No it's not. You can't just say "SOME PEOPLE ARE USING THIS FOR PIRACY SO NOBODY SHOULD BE ALLOWED TO USE THIS LEGALLY". That's _not_ how it works and there are many court cases on point here.
The legal uses as well as the plausible fair uses need to be evaluated before you can say "nope, this has gotta go".
> That's _not_ how it works and there are many court cases on point here.
Those court cases were overridden by Congress... when they passed the DMCA.
Under the DMCA, IT IS A CRIME to:
1) circumvent an "effective" copyright measure for any purpose, except specific, delineated purposes and cases which must be approved and reapproved by the Librarian of Congress every 3 years;
2) traffic in the means or technology to so circumvent a copy protection measure, with no exceptions.
The definition of "effective" is so weak that it applies to anything, even a bit of JavaScript that intercepts right click so you can't "Save Image As". It basically means, would the copy protection measure prevent copying "during the normal course of its operation". I.e., if it's buggy, employs weak crypto, or is otherwise trivially defeated, too bad. You can still catch federal time for breaking it.
In order for a Switch emulator to work properly, the copy protection on the game must be defeated. So even if you dump it yourself and a court somehow rules that copy to be fair use, YOU ARE STILL COMMITTING A CRIME by the very act of dumping it. Therefore, it is illegal to run a Switch emulator to play legitimate Switch games, irrespective of whether those games are "legal" copies or not. And a court may rule that Switch emulators are illegal to distribute as well, since they only have illegal uses.
I am not a lawyer, so I recommend you find yourself a good one if you want to mess around with Switch emulation. Best bet is to not get involved with it at all. Forget about preservation. The Switch and its games are not yours to preserve.
Well maybe, if you have the time and the money to make a fair use defense in court...
> You can't just say "SOME PEOPLE ARE USING THIS FOR PIRACY SO NOBODY SHOULD BE ALLOWED TO USE THIS LEGALLY"
That is in fact how many court cases are resolved.
>The legal uses as well as the plausible fair uses need to be evaluated before you can say "nope, this has gotta go".
what "fair uses" do we really have to stand on? "I can play Nintendo games better on my PC"? Are you a university or organization trying to preserve software?
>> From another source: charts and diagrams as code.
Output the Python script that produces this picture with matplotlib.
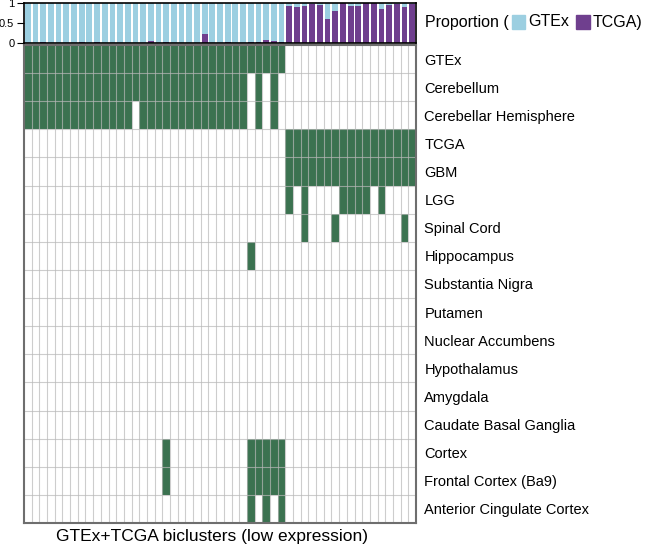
import matplotlib.pyplot as plt
import numpy as np
from matplotlib.colors import ListedColormap
from matplotlib.patches import Rectangle
from matplotlib.offsetbox import HPacker, TextArea, DrawingArea, AnchoredOffsetbox

plt.rcParams['font.family'] = ['Liberation Sans', 'DejaVu Sans']

# row labels of the heatmap (top to bottom)
rows = ['GTEx', 'Cerebellum', 'Cerebellar Hemisphere', 'TCGA', 'GBM', 'LGG',
        'Spinal Cord', 'Hippocampus', 'Substantia Nigra', 'Putamen',
        'Nuclear Accumbens', 'Hypothalamus', 'Amygdala', 'Caudate Basal Ganglia',
        'Cortex', 'Frontal Cortex (Ba9)', 'Anterior Cingulate Cortex']

n_cols = 51

# columns (0-based) that are filled for each row
members = {
    'GTEx': list(range(0, 34)),
    'Cerebellum': [c for c in range(0, 33) if c not in (29, 31)],
    'Cerebellar Hemisphere': [c for c in range(0, 33) if c not in (14, 29, 31)],
    'TCGA': list(range(34, 51)),
    'GBM': list(range(34, 51)),
    'LGG': [34, 36, 41, 42, 43, 44, 46],
    'Spinal Cord': [36, 40, 49],
    'Hippocampus': [29],
    'Cortex': [18, 29, 30, 31, 32, 33],
    'Frontal Cortex (Ba9)': [18, 29, 30, 31, 32, 33],
    'Anterior Cingulate Cortex': [29, 31, 33],
}

# TCGA share of each bicluster (GTEx share is the rest)
tcga_prop = [0, 0, 0.025, 0, 0, 0, 0, 0.02, 0, 0.02,
             0, 0, 0, 0, 0, 0, 0.04, 0, 0.02, 0,
             0, 0, 0, 0.21, 0, 0, 0.02, 0, 0, 0.01,
             0.02, 0.07, 0.05, 0.03,
             0.93, 0.89, 0.92, 0.985, 0.96, 0.60, 0.81, 1.0, 0.92, 0.92,
             1.0, 1.0, 0.86, 0.96, 0.98, 0.90, 0.97]
gtex_prop = [1 - p for p in tcga_prop]

green = '#3b7250'
blue = '#9ccfe1'
purple = '#6f3f8e'

mat = np.zeros((len(rows), n_cols))
for i, r in enumerate(rows):
    for c in members.get(r, []):
        mat[i, c] = 1

fig = plt.figure(figsize=(6.5, 5.47), dpi=100)

# heatmap
ax = fig.add_axes([24/650, 1 - 523/547, 392/650, 478/547])
ax.pcolormesh(np.arange(n_cols + 1) - 0.5, np.arange(len(rows) + 1) - 0.5, mat,
              cmap=ListedColormap(['white', green]), vmin=0, vmax=1)
# cell grid
for c in range(1, n_cols):
    ax.axvline(c - 0.5, color='#b8b8b8', lw=0.8, alpha=0.7)
for r in range(1, len(rows)):
    ax.axhline(r - 0.5, color='#b8b8b8', lw=0.8, alpha=0.7)
ax.set_xlim(-0.5, n_cols - 0.5)
ax.set_ylim(len(rows) - 0.5, -0.5)
ax.set_xticks([])
ax.yaxis.tick_right()
ax.set_yticks(range(len(rows)))
ax.set_yticklabels(rows, fontsize=10.5)
ax.tick_params(axis='y', length=0, pad=6)
for s in ax.spines.values():
    s.set_color('#6e6e6e')
    s.set_linewidth(1.5)
fig.text(212/650, 1 - 537/547, 'GTEx+TCGA biclusters (low expression)',
         fontsize=12.5, ha='center', va='center')

# proportion bars
bx = fig.add_axes([24/650, 1 - 42.7/547, 392/650, 39.7/547])
x = np.arange(n_cols)
bx.bar(x, tcga_prop, width=0.75, color=purple)
bx.bar(x, gtex_prop, bottom=tcga_prop, width=0.75, color=blue)
bx.set_xlim(-0.5, n_cols - 0.5)
bx.set_ylim(0, 1)
bx.set_xticks([])
bx.set_yticks([0, 0.5, 1])
bx.set_yticklabels(['0', '0.5', '1'], fontsize=8)
bx.tick_params(axis='y', length=5, pad=2)
for s in bx.spines.values():
    s.set_linewidth(1.2)

# legend text: Proportion ( [] GTEx [] TCGA)
def square(col):
    d = DrawingArea(10, 10, 0, 0)
    d.add_artist(Rectangle((0, 0), 10, 10, color=col))
    return d

fp = dict(fontsize=11.5)
box = HPacker(children=[TextArea('Proportion (', textprops=fp), square(blue),
                        TextArea('GTEx', textprops=fp), DrawingArea(1, 10),
                        square(purple), TextArea('TCGA)', textprops=fp)],
              align='center', pad=0, sep=2)
anch = AnchoredOffsetbox(loc='center left', child=box, frameon=False,
                         bbox_to_anchor=(425/650, 1 - 22/547),
                         bbox_transform=fig.transFigure, borderpad=0, pad=0)
fig.add_artist(anch)

fig.savefig('out.png', dpi=100)
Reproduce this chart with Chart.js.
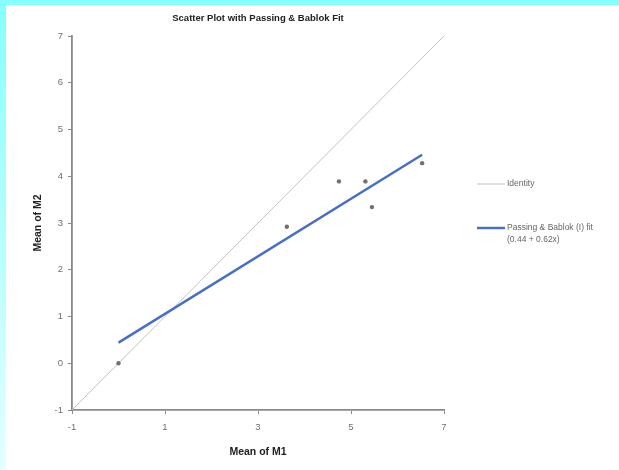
<!DOCTYPE html>
<html>
<head>
<meta charset="utf-8">
<script src="https://cdn.jsdelivr.net/npm/chart.js@4/dist/chart.umd.min.js"></script>
<style>
  body { margin: 0; background: #fff; }
  #wrap { position: relative; width: 619px; height: 470px; overflow: hidden; background: #fff; }
  #topband { position: absolute; left: 0; top: 0; width: 619px; height: 5px; background: #86ffff; }
  #leftband { position: absolute; left: 0; top: 0; width: 6px; height: 470px;
    background: linear-gradient(to bottom, #86ffff, #e4ffff); }
  canvas { position: absolute; left: 0; top: 0; }
</style>
</head>
<body>
<div id="wrap">
  <div id="topband"></div>
  <div id="leftband"></div>
  <canvas id="chart" width="619" height="470"></canvas>
</div>
<script>
// values
const m1 = [0.0, 3.62, 4.74, 5.31, 5.45, 6.53];
const m2 = [0.0, 2.92, 3.89, 3.89, 3.34, 4.28];

const identityX = [-1, 7];
const identityY = [-1, 7];

// Passing & Bablok fit endpoints (0.44 + 0.62x)
const fitX = [0, 6.53];
const fitY = [0.44, 4.46];

const xTicks = [-1, 1, 3, 5, 7];
const yTicks = [-1, 0, 1, 2, 3, 4, 5, 6, 7];

const legendLabels = ['Identity', ['Passing & Bablok (I) fit', '(0.44 + 0.62x)']];

const toPoints = (xs, ys) => xs.map((x, i) => ({x: x, y: ys[i]}));

const FONT = '"Liberation Sans", Arial, sans-serif';

// small legend on the right, like the original
const sideLegend = {
  id: 'sideLegend',
  afterDraw(chart) {
    const ctx = chart.ctx;
    const items = chart.data.datasets.filter(d => d.legendText);
    const rows = [184, 228];
    ctx.save();
    items.forEach((d, i) => {
      const y = rows[i];
      ctx.strokeStyle = d.borderColor;
      ctx.lineWidth = d.borderWidth;
      ctx.beginPath();
      ctx.moveTo(477, y);
      ctx.lineTo(505, y);
      ctx.stroke();
      ctx.fillStyle = '#666';
      ctx.font = '8.5px ' + FONT;
      ctx.textBaseline = 'middle';
      const lines = Array.isArray(d.legendText) ? d.legendText : [d.legendText];
      lines.forEach((t, k) => ctx.fillText(t, 507, y + k * 12));
    });
    ctx.restore();
  }
};

const chartCanvas = document.getElementById('chart');
const chart = new Chart(chartCanvas.getContext('2d'), {
  type: 'scatter',
  data: {
    datasets: [
      {
        type: 'line',
        data: toPoints(identityX, identityY),
        borderColor: '#c4c4c4',
        borderWidth: 1,
        pointRadius: 0,
        fill: false,
        legendText: legendLabels[0],
        order: 3
      },
      {
        type: 'line',
        data: toPoints(fitX, fitY),
        borderColor: '#4a6fbf',
        borderWidth: 2.5,
        pointRadius: 0,
        fill: false,
        legendText: legendLabels[1],
        order: 2
      },
      {
        data: toPoints(m1, m2),
        backgroundColor: '#707070',
        borderWidth: 0,
        pointRadius: 2.2,
        order: 1
      }
    ]
  },
  options: {
    responsive: false,
    animation: false,
    devicePixelRatio: 1,
    layout: { padding: { left: 30, right: 175, top: 9, bottom: 10 } },
    plugins: {
      legend: { display: false },
      tooltip: { enabled: false },
      title: {
        display: true,
        fullSize: false,
        text: 'Scatter Plot with Passing & Bablok Fit',
        color: '#222',
        font: { family: FONT, size: 9.5, weight: 'bold' },
        padding: { top: 4, bottom: 11.6 }
      }
    },
    scales: {
      x: {
        type: 'linear',
        min: -1,
        max: 7,
        afterBuildTicks: (s) => { s.ticks = xTicks.map(v => ({value: v})); },
        afterFit: (s) => { s.height = 50; },
        grid: { drawOnChartArea: false, drawTicks: true, tickLength: 4, color: '#8a8a8a' },
        border: { display: true, color: '#8a8a8a', width: 1.8 },
        ticks: { color: '#707070', padding: 8, font: { family: FONT, size: 9.5 } },
        title: {
          display: true,
          text: 'Mean of M1',
          color: '#222',
          font: { family: FONT, size: 10.5, weight: 'bold' },
          padding: { top: 0, bottom: 1.5 }
        }
      },
      y: {
        type: 'linear',
        min: -1,
        max: 7,
        afterBuildTicks: (s) => { s.ticks = yTicks.map(v => ({value: v})); },
        afterFit: (s) => { s.width = 42; },
        grid: { drawOnChartArea: false, drawTicks: true, tickLength: 4, color: '#8a8a8a' },
        border: { display: true, color: '#8a8a8a', width: 1.8 },
        ticks: { color: '#707070', padding: 5, font: { family: FONT, size: 9.5 } },
        title: {
          display: true,
          text: 'Mean of M2',
          color: '#222',
          font: { family: FONT, size: 10.5, weight: 'bold' },
          padding: { top: 2, bottom: 0 }
        }
      }
    }
  },
  plugins: [sideLegend]
});
</script>
</body>
</html>
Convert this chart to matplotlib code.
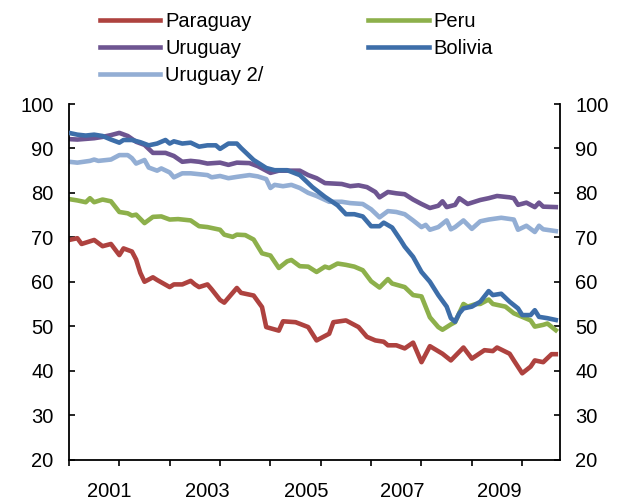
import numpy as np
import matplotlib
matplotlib.use("Agg")
import matplotlib.pyplot as plt

plt.rcParams['font.family'] = ['Liberation Sans', 'DejaVu Sans']

# months since Jan 2000
paraguay_m = [0, 2, 3, 6, 8, 10, 12, 13, 15, 16, 17, 18, 20, 21, 24, 25, 27, 29, 30, 31,
              33, 34, 36, 37, 40, 41, 44, 46, 47, 50, 51, 54, 57, 59, 62, 63, 66, 69, 71,
              73, 75, 76, 78, 80, 82, 84, 86, 89, 91, 94, 96, 99, 101, 102, 105, 106, 108,
              110, 111, 113, 115, 116]
paraguay_v = [69.4, 69.8, 68.5, 69.4, 68.0, 68.5, 66.0, 67.5, 66.8, 65.0, 62.0, 60.0, 61.0,
              60.4, 58.8, 59.4, 59.4, 60.2, 59.4, 58.8, 59.4, 58.3, 55.9, 55.3, 58.6, 57.5,
              56.9, 54.3, 49.8, 49.0, 51.1, 50.9, 49.8, 46.8, 48.3, 50.9, 51.3, 49.8, 47.6,
              46.8, 46.5, 45.7, 45.7, 45.0, 46.3, 41.9, 45.5, 43.8, 42.3, 45.2, 42.7, 44.6,
              44.4, 45.2, 43.8, 42.3, 39.4, 40.9, 42.3, 41.9, 43.7, 43.7]

peru_m = [0, 2, 4, 5, 6, 8, 10, 12, 14, 15, 16, 18, 20, 22, 24, 26, 29, 31, 33, 36, 37, 39,
          40, 42, 44, 46, 48, 50, 52, 53, 55, 57, 59, 61, 62, 64, 66, 68, 70, 72, 74, 76, 77,
          80, 82, 84, 86, 88, 89, 91, 92, 94, 95, 97, 98, 100, 101, 104, 106, 108, 110, 111,
          113, 114, 116]
peru_v = [78.6, 78.3, 77.9, 78.8, 77.9, 78.5, 78.1, 75.7, 75.4, 74.9, 75.1, 73.2, 74.6, 74.7,
          74.0, 74.1, 73.8, 72.5, 72.3, 71.7, 70.6, 70.1, 70.6, 70.5, 69.5, 66.4, 65.9, 63.1,
          64.6, 64.9, 63.5, 63.4, 62.2, 63.4, 63.1, 64.1, 63.8, 63.4, 62.6, 60.1, 58.7, 60.6,
          59.6, 58.8, 57.0, 56.7, 52.0, 49.8, 49.2, 50.4, 50.9, 55.0, 54.4, 55.0, 55.0, 56.0,
          55.0, 54.4, 52.9, 52.1, 51.3, 49.9, 50.3, 50.6, 49.1]

uruguay_m = [0, 2, 6, 8, 10, 12, 14, 16, 18, 20, 23, 25, 27, 29, 31, 33, 36, 38, 40, 43, 45,
             48, 50, 52, 55, 57, 59, 61, 65, 67, 69, 71, 73, 74, 76, 78, 80, 82, 84, 86, 88,
             89, 90, 92, 93, 95, 98, 100, 102, 105, 106, 107, 109, 111, 112, 113, 116]
uruguay_v = [92.1, 92.0, 92.3, 92.6, 93.0, 93.5, 92.8, 91.5, 90.8, 89.0, 89.0, 88.3, 87.0,
             87.2, 87.0, 86.6, 86.8, 86.3, 86.8, 86.7, 86.0, 84.5, 85.0, 85.0, 85.0, 84.0,
             83.3, 82.2, 82.0, 81.5, 81.7, 81.3, 80.2, 79.0, 80.2, 79.9, 79.7, 78.5, 77.5,
             76.6, 77.1, 78.1, 76.8, 77.3, 78.8, 77.5, 78.4, 78.8, 79.3, 79.0, 78.8, 77.3,
             77.8, 76.8, 77.8, 76.9, 76.8]

bolivia_m = [0, 2, 4, 6, 8, 10, 12, 13, 15, 17, 19, 21, 23, 24, 25, 27, 29, 31, 33, 35, 36,
             38, 40, 41, 44, 47, 49, 52, 55, 58, 61, 64, 66, 68, 70, 72, 74, 75, 77, 79, 80,
             82, 84, 86, 88, 90, 91, 92, 93, 94, 96, 98, 100, 101, 103, 105, 107, 108, 110,
             111, 112, 114, 116]
bolivia_v = [93.5, 93.1, 92.9, 93.1, 92.8, 92.0, 91.3, 91.9, 91.9, 91.4, 90.7, 91.1, 91.9,
             91.1, 91.6, 91.1, 91.3, 90.4, 90.7, 90.7, 89.9, 91.1, 91.1, 90.1, 87.4, 85.6,
             85.1, 85.1, 84.0, 81.3, 79.1, 77.2, 75.2, 75.2, 74.7, 72.5, 72.5, 73.3, 72.2,
             69.4, 67.9, 65.6, 62.2, 60.0, 57.0, 54.4, 51.8, 51.0, 52.9, 54.0, 54.4, 55.5,
             57.9, 57.0, 57.3, 55.5, 54.0, 52.5, 52.5, 53.6, 52.1, 51.8, 51.4]

uruguay2_m = [0, 2, 5, 6, 7, 10, 12, 14, 15, 16, 18, 19, 21, 22, 24, 25, 27, 29, 31, 33, 34,
              36, 38, 40, 43, 45, 47, 48, 49, 51, 53, 55, 57, 59, 62, 65, 67, 70, 72, 74, 76,
              78, 80, 82, 84, 85, 86, 88, 90, 91, 92, 94, 96, 98, 100, 103, 106, 107, 109,
              111, 112, 113, 116]
uruguay2_v = [87.0, 86.8, 87.2, 87.5, 87.2, 87.5, 88.5, 88.5, 87.8, 86.6, 87.4, 85.7, 85.0,
              85.5, 84.6, 83.5, 84.4, 84.4, 84.2, 84.0, 83.5, 83.8, 83.3, 83.6, 84.0, 83.7,
              83.1, 81.1, 81.8, 81.5, 81.8, 81.1, 80.0, 79.3, 78.0, 78.0, 77.7, 77.5, 76.3,
              74.5, 75.9, 75.7, 75.2, 73.8, 72.3, 72.8, 71.7, 72.3, 73.8, 71.8, 72.3, 73.8,
              71.9, 73.6, 74.0, 74.4, 74.0, 71.7, 72.6, 71.2, 72.6, 71.8, 71.4]

year_labels = ["2001", "2003", "2005", "2007", "2009"]
y_ticks = [20, 30, 40, 50, 60, 70, 80, 90, 100]

fig = plt.figure(figsize=(6.17, 5.0), dpi=100)
ax = fig.add_axes([0.1118, 0.081, 0.7958, 0.711])

lw = 3.3
l_par, = ax.plot(paraguay_m, paraguay_v, color="#AE423F", lw=lw, label="Paraguay")
l_peru, = ax.plot(peru_m, peru_v, color="#8DB04B", lw=lw, label="Peru")
l_uru, = ax.plot(uruguay_m, uruguay_v, color="#6E5591", lw=lw, label="Uruguay")
l_uru2, = ax.plot(uruguay2_m, uruguay2_v, color="#93AED4", lw=lw, label="Uruguay 2/")
l_bol, = ax.plot(bolivia_m, bolivia_v, color="#3D6EA9", lw=lw, label="Bolivia")
# bolivia on top of uruguay 2/ like the original
l_bol.set_zorder(3)

ax.set_xlim(0, 117)
ax.set_ylim(20, 100)

ax.spines["top"].set_visible(False)
for s in ["left", "right", "bottom"]:
    ax.spines[s].set_linewidth(1.3)

ax.set_yticks(y_ticks)
ax.tick_params(axis="y", direction="in", left=True, right=True, labelleft=True,
               labelright=True, length=4, width=1.2, labelsize=14.5, pad=11)

# year ticks every 12 months, labels placed like the original
ax.set_xticks(np.arange(0, 117, 12))
ax.set_xticklabels([])
ax.tick_params(axis="x", which="major", direction="out", length=4, width=1.2)
ax.set_xticks([9.5, 33, 56.5, 79.5, 102.5], minor=True)
ax.set_xticklabels(year_labels, minor=True)
ax.tick_params(axis="x", which="minor", length=0, labelsize=14.5, pad=16)

handles = [l_par, l_uru, l_uru2, l_peru, l_bol]
fig.legend(handles=handles, labels=[h.get_label() for h in handles], ncol=2,
           loc="upper left", bbox_to_anchor=(0.139, 1.005), frameon=False,
           fontsize=14.5, handlelength=3.0, handletextpad=0.25, columnspacing=5.2,
           labelspacing=0.4, borderpad=0.2)

fig.savefig("out.png", dpi=100)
At the end of the day, video games as a whole are not a societal need. So it becomes hard to make some argument against having IP owners not clamp down on entertainment intended to make money.
Nintendo's latest legal argument against emulators does rest on the DMCA's anti-circumvention provision. The letter from Nintendo to Valve in the Dolphin case makes it pretty clear.